Stated goal: Only the lines from the start of the data through the line containing "plt.rcParams['mathtext.fontset'] = 'dejavusans'" should be written out, exactly as they are, with both ends included and the pictures left out.

-- START OF Record extracts --

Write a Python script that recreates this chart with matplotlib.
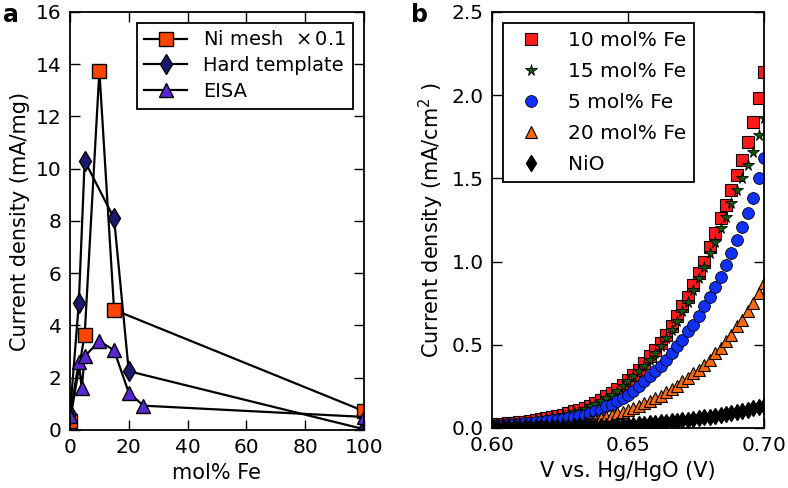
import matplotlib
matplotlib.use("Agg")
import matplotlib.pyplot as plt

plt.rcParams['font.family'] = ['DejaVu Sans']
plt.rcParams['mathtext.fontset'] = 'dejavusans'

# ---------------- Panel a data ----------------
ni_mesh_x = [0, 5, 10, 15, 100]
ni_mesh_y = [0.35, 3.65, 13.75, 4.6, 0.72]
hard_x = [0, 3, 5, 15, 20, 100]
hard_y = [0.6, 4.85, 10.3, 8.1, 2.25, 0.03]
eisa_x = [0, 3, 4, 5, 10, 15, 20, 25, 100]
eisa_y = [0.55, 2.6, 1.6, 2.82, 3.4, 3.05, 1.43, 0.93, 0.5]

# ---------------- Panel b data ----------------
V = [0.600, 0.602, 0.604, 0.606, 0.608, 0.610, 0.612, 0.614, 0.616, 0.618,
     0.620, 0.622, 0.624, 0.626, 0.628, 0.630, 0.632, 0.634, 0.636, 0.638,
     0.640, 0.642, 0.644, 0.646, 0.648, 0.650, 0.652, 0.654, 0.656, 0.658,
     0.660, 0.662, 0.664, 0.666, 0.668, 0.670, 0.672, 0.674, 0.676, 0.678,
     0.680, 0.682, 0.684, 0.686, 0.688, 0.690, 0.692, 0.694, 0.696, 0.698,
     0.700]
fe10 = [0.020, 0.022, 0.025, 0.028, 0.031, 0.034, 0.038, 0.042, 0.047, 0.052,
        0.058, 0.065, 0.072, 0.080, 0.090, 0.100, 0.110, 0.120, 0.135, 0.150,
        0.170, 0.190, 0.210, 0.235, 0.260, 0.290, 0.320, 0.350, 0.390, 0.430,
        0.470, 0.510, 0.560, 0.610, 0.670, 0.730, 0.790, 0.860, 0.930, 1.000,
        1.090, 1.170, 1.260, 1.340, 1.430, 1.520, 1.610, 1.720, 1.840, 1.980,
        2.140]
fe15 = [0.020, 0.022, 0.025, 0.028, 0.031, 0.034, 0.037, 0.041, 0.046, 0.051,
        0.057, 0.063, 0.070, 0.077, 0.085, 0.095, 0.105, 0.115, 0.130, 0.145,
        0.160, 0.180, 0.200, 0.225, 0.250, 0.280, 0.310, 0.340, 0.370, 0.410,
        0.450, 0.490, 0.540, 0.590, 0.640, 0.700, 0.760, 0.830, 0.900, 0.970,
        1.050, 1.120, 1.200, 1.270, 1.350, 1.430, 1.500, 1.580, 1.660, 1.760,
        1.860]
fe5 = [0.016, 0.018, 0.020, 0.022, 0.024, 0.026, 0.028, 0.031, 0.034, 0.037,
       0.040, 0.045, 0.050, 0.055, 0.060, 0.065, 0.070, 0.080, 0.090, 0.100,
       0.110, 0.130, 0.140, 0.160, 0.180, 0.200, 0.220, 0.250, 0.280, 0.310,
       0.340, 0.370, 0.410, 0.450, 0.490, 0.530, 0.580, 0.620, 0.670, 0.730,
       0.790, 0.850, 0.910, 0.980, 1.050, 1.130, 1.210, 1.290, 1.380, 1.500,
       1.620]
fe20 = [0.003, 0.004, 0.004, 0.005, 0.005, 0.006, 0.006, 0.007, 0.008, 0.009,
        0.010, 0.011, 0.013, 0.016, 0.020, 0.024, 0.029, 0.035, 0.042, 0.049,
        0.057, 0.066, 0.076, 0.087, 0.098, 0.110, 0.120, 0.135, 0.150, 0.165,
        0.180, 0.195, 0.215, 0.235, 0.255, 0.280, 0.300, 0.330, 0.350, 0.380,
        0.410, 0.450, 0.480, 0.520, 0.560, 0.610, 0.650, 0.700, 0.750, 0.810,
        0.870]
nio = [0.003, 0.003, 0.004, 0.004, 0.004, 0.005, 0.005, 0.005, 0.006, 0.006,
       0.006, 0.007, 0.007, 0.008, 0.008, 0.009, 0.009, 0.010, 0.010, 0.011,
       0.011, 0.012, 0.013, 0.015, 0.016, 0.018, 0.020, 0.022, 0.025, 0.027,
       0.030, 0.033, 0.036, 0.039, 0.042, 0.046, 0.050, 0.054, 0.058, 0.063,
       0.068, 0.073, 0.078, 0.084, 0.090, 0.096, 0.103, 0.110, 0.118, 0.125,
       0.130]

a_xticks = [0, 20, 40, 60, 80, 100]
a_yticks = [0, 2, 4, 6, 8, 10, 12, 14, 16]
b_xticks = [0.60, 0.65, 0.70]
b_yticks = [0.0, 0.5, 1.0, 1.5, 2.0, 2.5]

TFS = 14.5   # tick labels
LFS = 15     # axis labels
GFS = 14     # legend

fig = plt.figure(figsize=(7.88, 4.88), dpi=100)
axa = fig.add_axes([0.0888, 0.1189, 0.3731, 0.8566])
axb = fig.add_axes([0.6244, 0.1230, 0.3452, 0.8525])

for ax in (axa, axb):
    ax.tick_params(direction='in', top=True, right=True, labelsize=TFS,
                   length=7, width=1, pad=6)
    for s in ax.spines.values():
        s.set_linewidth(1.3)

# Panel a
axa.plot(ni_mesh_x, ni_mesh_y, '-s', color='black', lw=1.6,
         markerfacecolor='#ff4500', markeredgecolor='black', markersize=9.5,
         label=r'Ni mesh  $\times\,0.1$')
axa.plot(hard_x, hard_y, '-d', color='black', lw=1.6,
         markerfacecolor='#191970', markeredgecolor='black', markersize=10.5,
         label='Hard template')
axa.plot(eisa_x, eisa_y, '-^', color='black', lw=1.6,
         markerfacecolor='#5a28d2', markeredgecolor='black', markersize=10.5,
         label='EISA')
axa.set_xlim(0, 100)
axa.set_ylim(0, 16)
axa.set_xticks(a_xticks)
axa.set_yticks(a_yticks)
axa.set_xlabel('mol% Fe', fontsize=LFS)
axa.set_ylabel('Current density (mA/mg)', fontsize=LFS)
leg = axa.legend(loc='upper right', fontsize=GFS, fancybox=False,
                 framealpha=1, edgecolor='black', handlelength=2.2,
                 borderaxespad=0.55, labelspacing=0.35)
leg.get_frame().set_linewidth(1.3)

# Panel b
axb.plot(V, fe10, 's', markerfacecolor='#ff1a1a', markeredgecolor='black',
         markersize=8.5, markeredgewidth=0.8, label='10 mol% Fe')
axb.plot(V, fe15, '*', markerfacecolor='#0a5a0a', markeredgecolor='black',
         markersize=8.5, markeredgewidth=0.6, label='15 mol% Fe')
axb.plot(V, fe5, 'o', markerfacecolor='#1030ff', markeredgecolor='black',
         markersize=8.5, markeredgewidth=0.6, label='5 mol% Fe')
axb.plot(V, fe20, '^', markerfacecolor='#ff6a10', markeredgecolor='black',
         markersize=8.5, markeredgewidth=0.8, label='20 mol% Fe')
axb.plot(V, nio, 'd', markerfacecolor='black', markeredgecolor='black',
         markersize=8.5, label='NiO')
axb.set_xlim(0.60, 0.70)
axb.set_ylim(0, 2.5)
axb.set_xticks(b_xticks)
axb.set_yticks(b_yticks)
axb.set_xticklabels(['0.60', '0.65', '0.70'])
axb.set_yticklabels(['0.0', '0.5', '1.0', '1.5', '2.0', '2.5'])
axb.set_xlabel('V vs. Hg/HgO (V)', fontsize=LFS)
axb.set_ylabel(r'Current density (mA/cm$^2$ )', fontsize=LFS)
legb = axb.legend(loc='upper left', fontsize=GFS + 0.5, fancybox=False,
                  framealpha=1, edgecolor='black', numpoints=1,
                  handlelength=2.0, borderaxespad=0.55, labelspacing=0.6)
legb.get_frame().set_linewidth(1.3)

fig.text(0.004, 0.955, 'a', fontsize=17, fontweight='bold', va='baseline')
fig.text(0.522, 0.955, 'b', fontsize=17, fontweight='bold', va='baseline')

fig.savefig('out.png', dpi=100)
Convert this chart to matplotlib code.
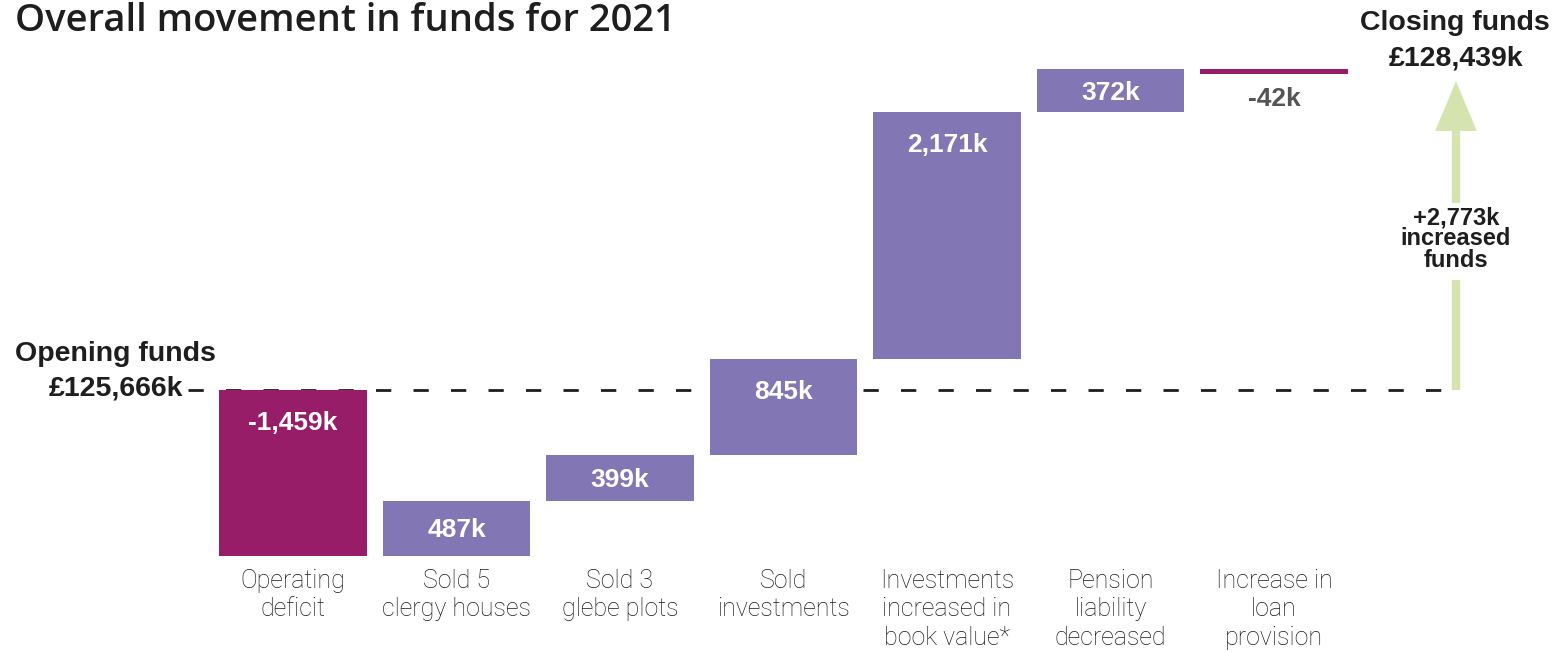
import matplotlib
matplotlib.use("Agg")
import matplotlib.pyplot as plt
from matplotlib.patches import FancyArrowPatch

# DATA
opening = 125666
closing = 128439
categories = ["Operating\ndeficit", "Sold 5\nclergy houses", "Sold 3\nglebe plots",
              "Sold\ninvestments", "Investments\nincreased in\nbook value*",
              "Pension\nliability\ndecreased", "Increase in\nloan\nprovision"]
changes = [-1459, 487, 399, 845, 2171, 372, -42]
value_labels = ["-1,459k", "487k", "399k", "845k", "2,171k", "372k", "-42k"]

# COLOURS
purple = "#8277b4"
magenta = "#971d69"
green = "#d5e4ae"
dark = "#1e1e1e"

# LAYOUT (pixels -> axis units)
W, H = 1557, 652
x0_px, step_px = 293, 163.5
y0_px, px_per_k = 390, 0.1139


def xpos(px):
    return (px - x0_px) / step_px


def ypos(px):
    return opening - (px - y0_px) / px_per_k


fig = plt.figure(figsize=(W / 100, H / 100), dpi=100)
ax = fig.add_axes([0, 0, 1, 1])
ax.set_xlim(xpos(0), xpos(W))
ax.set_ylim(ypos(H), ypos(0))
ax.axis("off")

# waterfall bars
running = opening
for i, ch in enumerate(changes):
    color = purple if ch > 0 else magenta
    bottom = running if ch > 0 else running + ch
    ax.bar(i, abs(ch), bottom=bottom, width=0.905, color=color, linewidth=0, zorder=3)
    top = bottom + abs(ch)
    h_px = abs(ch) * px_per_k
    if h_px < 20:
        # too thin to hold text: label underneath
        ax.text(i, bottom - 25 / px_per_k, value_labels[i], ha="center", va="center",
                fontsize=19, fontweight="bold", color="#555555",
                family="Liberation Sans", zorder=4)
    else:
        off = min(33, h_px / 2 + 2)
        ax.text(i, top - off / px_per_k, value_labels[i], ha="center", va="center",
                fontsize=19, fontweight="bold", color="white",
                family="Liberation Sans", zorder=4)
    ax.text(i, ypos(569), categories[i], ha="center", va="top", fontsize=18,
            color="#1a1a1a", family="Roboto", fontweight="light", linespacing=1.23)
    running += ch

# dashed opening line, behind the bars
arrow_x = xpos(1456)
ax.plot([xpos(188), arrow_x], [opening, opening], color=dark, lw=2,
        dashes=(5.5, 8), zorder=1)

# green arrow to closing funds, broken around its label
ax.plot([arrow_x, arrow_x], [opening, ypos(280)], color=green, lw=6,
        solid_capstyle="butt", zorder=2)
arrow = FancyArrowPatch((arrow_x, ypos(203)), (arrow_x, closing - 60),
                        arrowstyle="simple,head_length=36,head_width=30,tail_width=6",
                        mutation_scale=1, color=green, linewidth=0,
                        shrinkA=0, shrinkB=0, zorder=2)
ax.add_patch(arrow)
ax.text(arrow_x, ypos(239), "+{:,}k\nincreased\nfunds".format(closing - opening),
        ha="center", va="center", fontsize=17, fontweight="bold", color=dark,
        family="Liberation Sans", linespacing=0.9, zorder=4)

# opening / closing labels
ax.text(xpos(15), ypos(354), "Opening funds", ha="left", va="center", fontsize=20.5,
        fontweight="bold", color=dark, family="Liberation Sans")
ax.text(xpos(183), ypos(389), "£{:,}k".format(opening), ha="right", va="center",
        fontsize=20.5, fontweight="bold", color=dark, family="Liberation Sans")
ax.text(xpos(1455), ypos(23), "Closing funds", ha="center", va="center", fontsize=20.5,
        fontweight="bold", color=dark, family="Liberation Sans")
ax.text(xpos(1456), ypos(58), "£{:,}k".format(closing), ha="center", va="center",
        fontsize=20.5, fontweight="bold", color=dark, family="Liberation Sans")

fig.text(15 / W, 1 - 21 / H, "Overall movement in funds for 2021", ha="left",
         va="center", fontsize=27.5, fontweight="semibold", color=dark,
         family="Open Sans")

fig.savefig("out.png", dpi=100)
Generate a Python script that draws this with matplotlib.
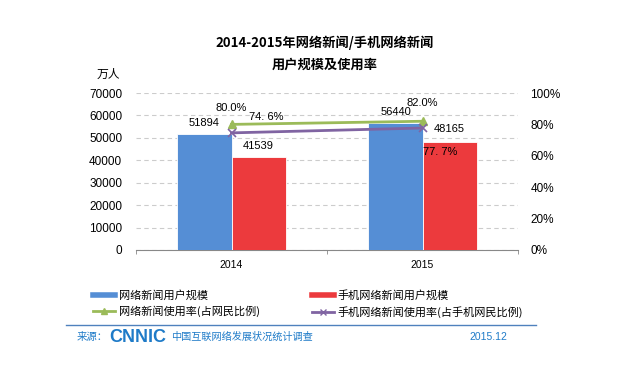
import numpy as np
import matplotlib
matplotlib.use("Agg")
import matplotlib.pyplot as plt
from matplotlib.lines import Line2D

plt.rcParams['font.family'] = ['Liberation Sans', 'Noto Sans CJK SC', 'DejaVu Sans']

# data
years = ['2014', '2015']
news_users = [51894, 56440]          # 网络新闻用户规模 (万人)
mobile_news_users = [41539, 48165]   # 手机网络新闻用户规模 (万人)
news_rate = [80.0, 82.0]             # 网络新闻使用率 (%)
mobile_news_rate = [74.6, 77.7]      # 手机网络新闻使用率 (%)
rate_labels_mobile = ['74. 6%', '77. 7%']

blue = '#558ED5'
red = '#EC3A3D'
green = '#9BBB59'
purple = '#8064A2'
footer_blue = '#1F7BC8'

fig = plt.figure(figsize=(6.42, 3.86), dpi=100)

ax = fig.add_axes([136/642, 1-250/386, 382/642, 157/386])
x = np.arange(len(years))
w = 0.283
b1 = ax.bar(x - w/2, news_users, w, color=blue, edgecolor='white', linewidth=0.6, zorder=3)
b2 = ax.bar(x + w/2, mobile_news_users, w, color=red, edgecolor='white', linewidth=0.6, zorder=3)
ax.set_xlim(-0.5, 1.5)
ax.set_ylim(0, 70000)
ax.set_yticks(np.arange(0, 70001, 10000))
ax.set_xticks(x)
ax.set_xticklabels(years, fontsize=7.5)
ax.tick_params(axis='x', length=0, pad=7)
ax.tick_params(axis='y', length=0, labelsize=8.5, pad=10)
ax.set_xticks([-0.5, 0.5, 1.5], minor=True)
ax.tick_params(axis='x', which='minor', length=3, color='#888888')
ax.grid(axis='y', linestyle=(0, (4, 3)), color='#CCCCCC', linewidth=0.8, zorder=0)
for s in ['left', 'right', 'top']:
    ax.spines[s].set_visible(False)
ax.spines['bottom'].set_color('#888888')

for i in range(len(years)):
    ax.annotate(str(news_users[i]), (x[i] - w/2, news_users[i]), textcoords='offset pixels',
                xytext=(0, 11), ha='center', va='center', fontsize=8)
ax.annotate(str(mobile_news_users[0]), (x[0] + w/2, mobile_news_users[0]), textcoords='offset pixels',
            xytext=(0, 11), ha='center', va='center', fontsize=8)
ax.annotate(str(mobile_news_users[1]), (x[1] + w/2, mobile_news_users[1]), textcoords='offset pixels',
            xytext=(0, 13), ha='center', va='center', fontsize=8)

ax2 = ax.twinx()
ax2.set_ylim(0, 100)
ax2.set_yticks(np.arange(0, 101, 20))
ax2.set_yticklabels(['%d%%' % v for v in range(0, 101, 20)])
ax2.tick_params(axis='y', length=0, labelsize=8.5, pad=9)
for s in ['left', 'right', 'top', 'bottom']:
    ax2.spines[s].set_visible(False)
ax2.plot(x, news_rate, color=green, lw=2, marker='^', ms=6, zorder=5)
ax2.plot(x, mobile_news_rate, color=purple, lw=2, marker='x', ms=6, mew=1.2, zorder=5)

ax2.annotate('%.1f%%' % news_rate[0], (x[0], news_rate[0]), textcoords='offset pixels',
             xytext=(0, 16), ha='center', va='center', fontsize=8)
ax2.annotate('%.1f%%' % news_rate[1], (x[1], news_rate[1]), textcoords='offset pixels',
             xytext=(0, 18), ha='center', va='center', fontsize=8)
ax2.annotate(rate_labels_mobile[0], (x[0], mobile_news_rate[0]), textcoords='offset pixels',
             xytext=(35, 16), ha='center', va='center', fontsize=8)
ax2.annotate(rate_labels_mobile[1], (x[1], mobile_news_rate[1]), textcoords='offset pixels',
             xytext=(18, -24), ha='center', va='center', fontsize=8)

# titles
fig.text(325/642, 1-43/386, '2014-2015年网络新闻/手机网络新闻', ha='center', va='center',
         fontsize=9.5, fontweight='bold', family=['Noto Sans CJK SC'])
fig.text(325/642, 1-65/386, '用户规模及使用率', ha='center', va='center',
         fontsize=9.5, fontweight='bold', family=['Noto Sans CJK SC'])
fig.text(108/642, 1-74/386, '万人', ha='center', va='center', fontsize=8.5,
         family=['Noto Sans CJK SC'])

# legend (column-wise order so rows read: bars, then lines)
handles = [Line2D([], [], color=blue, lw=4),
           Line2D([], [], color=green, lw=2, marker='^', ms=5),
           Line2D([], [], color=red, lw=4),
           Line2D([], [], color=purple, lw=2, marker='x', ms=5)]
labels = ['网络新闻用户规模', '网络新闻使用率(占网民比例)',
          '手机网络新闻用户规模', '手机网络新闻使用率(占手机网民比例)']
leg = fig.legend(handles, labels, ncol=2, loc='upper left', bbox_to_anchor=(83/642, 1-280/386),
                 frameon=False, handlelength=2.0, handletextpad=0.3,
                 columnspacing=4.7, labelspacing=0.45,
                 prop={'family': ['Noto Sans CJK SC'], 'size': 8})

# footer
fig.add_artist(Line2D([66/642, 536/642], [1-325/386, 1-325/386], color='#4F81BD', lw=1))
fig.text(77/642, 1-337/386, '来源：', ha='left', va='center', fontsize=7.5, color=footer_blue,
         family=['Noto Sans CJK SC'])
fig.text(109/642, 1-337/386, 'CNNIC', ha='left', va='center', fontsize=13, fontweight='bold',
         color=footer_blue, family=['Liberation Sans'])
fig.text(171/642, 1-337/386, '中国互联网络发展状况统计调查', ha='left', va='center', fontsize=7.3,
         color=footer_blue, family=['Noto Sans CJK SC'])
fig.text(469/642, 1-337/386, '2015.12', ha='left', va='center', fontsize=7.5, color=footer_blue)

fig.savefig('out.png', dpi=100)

-- END OF Record extracts --

Task answer:
Write a Python script that recreates this chart with matplotlib.
import matplotlib
matplotlib.use("Agg")
import matplotlib.pyplot as plt

plt.rcParams['font.family'] = ['DejaVu Sans']
plt.rcParams['mathtext.fontset'] = 'dejavusans'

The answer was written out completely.